During an interview with Brenda Holt of the State Auditor and Inspector’s office in July 2021, Chickasha lawyer David Perryman, then the attorney for the Town of Bradley, described the Grady County community as “a mess” and said he had no indication that any of the warring factions “want to get along” or “work it out.”
Later that year Perryman sent then-Clerk/Treasurer Anita Fowler an email in which he advised that he was “no longer willing to contract with the Town of Bradley to serve as its municipal attorney.”
In an interview on Aug. 18, 2022, with state auditor Jay Holland, Perryman, a former state legislator, said he disassociated himself from the town because of the disorganization and constant discord among town residents and the board of trustees.
For example, former Mayor Robert Pinnick told Southwest Ledger he resigned his post in early 2000 because of a feud with a newly appointed trustee and a petition that was circulated to have Pinnick ousted from office.

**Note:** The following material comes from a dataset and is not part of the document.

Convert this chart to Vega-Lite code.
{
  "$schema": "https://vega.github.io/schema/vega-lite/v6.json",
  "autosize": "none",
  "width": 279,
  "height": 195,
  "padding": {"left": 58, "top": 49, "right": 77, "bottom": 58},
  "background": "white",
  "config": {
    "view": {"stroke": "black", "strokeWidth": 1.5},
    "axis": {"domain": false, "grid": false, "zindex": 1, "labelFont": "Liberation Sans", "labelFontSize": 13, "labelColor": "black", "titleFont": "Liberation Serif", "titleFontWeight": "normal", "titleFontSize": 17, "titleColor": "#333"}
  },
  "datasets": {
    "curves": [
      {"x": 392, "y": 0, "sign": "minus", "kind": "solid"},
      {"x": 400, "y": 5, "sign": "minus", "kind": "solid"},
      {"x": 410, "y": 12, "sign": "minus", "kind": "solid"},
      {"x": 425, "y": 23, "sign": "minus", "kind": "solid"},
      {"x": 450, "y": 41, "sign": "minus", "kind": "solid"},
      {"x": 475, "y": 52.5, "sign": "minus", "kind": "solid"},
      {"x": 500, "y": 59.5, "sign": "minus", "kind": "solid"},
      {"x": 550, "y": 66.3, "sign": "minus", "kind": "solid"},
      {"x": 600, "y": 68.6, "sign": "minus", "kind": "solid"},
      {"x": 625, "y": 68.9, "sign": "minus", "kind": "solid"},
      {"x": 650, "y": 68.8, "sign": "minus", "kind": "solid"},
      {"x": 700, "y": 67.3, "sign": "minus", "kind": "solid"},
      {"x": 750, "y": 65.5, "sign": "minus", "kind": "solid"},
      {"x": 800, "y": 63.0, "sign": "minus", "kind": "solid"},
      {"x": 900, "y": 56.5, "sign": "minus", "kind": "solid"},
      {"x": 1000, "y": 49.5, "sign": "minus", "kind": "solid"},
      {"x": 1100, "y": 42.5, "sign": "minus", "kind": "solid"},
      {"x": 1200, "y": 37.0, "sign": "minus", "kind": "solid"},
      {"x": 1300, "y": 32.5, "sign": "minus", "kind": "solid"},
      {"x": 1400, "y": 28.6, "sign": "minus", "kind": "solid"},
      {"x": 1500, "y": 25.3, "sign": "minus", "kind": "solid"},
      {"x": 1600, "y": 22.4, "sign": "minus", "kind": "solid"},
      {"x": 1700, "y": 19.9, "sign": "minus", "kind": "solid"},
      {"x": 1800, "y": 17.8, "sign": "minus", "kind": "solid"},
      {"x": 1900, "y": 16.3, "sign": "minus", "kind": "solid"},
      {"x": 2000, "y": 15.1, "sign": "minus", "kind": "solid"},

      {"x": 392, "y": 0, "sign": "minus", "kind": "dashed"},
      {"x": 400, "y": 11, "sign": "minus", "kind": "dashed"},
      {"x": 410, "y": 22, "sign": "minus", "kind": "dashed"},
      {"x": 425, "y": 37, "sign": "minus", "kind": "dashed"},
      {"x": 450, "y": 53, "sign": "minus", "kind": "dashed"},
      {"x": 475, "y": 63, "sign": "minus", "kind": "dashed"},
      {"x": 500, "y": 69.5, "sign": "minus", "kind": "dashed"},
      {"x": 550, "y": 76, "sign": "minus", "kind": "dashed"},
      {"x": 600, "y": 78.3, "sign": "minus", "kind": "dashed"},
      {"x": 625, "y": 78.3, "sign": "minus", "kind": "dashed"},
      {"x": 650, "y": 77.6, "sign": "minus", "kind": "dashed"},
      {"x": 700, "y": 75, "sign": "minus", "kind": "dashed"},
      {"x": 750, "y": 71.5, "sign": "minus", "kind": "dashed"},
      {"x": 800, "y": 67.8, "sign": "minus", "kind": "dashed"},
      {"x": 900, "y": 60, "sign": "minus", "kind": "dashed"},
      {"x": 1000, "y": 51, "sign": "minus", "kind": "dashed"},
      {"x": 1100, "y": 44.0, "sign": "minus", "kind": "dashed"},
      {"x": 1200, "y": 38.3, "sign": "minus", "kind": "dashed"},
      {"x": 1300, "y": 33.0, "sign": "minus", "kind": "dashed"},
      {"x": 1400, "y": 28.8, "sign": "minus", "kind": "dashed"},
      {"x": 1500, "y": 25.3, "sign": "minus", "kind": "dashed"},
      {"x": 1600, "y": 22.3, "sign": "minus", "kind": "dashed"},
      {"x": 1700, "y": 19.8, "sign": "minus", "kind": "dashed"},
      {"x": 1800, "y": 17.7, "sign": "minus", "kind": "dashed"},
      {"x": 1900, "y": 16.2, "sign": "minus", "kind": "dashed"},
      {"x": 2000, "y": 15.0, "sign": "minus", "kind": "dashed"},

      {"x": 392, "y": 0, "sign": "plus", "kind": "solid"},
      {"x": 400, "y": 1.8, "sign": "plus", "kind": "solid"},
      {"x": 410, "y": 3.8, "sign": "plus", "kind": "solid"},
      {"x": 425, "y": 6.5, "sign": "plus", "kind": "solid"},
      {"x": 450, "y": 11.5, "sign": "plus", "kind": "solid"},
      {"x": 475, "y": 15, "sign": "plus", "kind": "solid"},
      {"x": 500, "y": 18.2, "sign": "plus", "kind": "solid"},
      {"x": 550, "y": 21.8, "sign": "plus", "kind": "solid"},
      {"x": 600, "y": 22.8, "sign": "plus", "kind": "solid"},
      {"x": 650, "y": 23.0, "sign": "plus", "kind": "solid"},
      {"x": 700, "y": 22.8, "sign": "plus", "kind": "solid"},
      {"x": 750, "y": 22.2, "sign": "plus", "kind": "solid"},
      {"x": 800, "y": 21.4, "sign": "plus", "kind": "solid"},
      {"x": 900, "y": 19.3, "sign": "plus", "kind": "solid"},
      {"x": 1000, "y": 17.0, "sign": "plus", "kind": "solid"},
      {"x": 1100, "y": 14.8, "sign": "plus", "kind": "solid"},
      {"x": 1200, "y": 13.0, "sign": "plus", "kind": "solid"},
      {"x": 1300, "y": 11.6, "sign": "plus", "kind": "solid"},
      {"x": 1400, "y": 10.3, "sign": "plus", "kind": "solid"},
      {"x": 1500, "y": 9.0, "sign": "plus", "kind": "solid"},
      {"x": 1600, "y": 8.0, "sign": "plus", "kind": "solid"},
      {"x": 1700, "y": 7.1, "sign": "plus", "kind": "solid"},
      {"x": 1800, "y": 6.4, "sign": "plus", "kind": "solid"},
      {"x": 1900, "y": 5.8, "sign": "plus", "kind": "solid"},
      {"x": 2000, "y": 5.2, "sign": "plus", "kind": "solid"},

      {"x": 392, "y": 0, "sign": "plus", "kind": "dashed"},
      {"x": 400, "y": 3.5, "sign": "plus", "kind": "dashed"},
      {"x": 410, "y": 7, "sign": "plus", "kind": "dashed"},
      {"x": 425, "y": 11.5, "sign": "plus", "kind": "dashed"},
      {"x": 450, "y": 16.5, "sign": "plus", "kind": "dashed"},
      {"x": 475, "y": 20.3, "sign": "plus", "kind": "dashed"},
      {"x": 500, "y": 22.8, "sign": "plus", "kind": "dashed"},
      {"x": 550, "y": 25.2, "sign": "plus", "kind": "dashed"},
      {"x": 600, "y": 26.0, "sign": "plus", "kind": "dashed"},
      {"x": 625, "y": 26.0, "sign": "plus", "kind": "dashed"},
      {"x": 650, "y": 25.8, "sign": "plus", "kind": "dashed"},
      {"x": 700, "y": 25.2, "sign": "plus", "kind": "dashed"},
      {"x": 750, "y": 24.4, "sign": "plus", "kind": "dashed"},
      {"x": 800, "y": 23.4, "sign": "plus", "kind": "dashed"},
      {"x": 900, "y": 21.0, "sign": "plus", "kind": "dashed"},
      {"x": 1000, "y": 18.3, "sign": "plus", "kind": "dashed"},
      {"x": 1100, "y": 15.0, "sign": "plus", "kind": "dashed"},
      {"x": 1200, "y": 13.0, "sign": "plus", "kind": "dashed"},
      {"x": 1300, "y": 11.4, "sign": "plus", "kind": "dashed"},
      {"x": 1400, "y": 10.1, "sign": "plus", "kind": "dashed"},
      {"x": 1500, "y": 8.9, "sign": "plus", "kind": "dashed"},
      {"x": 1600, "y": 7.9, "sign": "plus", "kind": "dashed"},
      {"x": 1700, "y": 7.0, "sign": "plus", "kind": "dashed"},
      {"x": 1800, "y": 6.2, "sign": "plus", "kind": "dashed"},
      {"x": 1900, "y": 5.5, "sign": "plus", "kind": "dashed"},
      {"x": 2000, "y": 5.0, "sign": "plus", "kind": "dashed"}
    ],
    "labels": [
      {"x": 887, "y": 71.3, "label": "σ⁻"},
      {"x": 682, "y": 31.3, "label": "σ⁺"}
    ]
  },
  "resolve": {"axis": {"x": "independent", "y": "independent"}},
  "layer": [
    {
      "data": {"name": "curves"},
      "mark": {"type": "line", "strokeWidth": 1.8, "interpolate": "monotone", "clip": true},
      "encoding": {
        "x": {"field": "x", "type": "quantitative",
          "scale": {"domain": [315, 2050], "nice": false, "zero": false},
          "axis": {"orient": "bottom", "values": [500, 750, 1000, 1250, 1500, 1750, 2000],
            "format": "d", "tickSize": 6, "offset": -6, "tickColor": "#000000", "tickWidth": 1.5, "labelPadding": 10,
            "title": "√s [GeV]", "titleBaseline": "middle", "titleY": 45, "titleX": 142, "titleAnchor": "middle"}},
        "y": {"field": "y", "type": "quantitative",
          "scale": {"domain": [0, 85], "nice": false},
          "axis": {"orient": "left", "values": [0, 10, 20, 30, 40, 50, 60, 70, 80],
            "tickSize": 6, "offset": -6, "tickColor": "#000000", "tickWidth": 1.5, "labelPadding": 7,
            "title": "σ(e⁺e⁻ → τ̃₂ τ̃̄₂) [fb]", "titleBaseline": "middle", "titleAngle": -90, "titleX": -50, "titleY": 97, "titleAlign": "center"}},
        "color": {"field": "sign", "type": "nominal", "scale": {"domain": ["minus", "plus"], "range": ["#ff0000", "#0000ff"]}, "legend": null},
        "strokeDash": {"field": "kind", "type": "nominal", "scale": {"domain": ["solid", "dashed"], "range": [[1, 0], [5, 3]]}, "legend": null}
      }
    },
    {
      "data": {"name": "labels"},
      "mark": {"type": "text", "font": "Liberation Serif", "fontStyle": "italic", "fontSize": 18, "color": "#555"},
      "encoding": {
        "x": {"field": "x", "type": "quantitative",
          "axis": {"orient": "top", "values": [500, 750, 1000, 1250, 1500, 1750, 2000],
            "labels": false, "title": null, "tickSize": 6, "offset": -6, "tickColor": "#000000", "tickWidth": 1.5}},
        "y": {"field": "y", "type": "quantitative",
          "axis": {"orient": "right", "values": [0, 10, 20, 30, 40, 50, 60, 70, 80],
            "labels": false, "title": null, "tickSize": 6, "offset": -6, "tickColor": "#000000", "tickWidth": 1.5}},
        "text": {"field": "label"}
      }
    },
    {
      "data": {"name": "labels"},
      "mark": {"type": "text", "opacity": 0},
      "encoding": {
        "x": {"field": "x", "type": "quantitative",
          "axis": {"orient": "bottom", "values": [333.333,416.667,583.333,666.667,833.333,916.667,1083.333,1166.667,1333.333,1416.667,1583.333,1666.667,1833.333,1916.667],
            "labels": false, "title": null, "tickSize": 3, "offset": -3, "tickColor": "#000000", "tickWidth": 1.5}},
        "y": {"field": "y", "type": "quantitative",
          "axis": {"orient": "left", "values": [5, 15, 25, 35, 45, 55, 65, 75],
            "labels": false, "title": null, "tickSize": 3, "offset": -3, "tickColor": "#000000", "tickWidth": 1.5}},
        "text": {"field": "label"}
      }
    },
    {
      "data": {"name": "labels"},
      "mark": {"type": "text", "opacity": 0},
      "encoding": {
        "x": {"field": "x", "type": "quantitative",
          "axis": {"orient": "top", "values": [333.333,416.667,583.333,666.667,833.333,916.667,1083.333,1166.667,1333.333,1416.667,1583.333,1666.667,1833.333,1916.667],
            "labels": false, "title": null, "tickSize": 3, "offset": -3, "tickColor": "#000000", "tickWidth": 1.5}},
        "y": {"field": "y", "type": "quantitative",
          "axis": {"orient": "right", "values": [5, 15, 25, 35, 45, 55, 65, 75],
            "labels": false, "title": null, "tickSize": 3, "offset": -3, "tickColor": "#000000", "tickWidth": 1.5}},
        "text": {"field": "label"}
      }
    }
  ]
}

Subsequently a vacant house Pinnick owned was destroyed by fire in early July 2021. Investigators determined that arson was the cause.
Pinnick told the Ledger that the unoccupied house – which had been his grandparents’ residence and was the house in which they reared him as a boy – “was used for when our family members came to visit” during vacations and holidays. That house was a block from where Pinnick lives in Bradley – a town in which family members have lived since before statehood, he said.
He said he found a can of lighter fluid near the south door of the house “a couple of days before” the fire, and that lighter fluid was squirted through the back door of the house the night of the fire.
The Town of Bradley had little, if any, revenue before Pinnick proposed, and town residents approved, “a fractional tax on utilities,” he told state auditor John McLemore. That levy was intended to be collected just in the incorporated limits of the town, but instead was collected in a wider area that “took in gas plants and everything else,” Pinnick said.
As a direct result, the General Fund bank account for Bradley – which has an estimated population of 85 – had a balance of $504,531 on June 30, 2024, state auditors reported.
Less than two years after Perryman bowed out as town attorney, Veradel Baker filed a petition in Grady County District Court on April 6, 2023, urging the court to throw out the results of the biennial municipal election in Bradley that was held two days earlier – and was never reported to the State Election Board.
Baker asked the court to “order a re-election presided over by Grady County District 3 Commissioner Gary Bray or the Grady County sheriff” – or, in the alternative, Baker suggested, the court could “dissolve the town” pursuant to a state statute which provides, “The district attorney for the county in which the situs of the municipal government is located may petition for involuntary dissolution of a municipality” under certain circumstances.
“Several Bradley residents would like to have the town dissolved,” Baker wrote, “so we can re-incorporate the town under competent leadership with five trustees, administrative ordinances for the proper and legal functioning of the governing body, and expanded corporate boundaries to repopulate the town and provide more opportunities to vote and serve the Board of Trustees.”
The town government of Bradley is “on the verge of administrative collapse,” Baker alleged in her petition. She also claimed the town was “governed by three families who have marginalized and threatened those they are not related to,” and allegedly told a friend who was interviewed by a state auditor that one of those families is “like the Mafia.”
Baker claimed that in 2005 the Oklahoma Water Resources Board “threatened to burn a woman’s house for reporting them” to the state Department of Environmental Quality.
Baker also submitted a request for numerous town records, but the date she filed it was not listed. She requested the town’s election results, meeting minutes and agendas from April 6 through June 25, 2021, and also wanted photographs of all town records “from 1997 to 2021.”
Then-Town Clerk Anita Fowler, who was elected to that post on April 6, 2021, noted that the volume of records Baker wanted photographed was massive.
Baker dropped her lawsuit eight weeks later; conceded that Kristy Craig was lawfully elected to the town’s Board of Trustees in Ward 1, Jerry Beverly was lawfully elected Ward 3 trustee, and Jamie Beverly was lawfully elected town clerk; withdrew her Open Records requests; and waived “any allegations of election irregularity from Jan. 1, 1997, to April 4, 2023, and shall be prohibited from filing any pleadings alleging the same.” District Judge Kory Kirkland signed the agreement.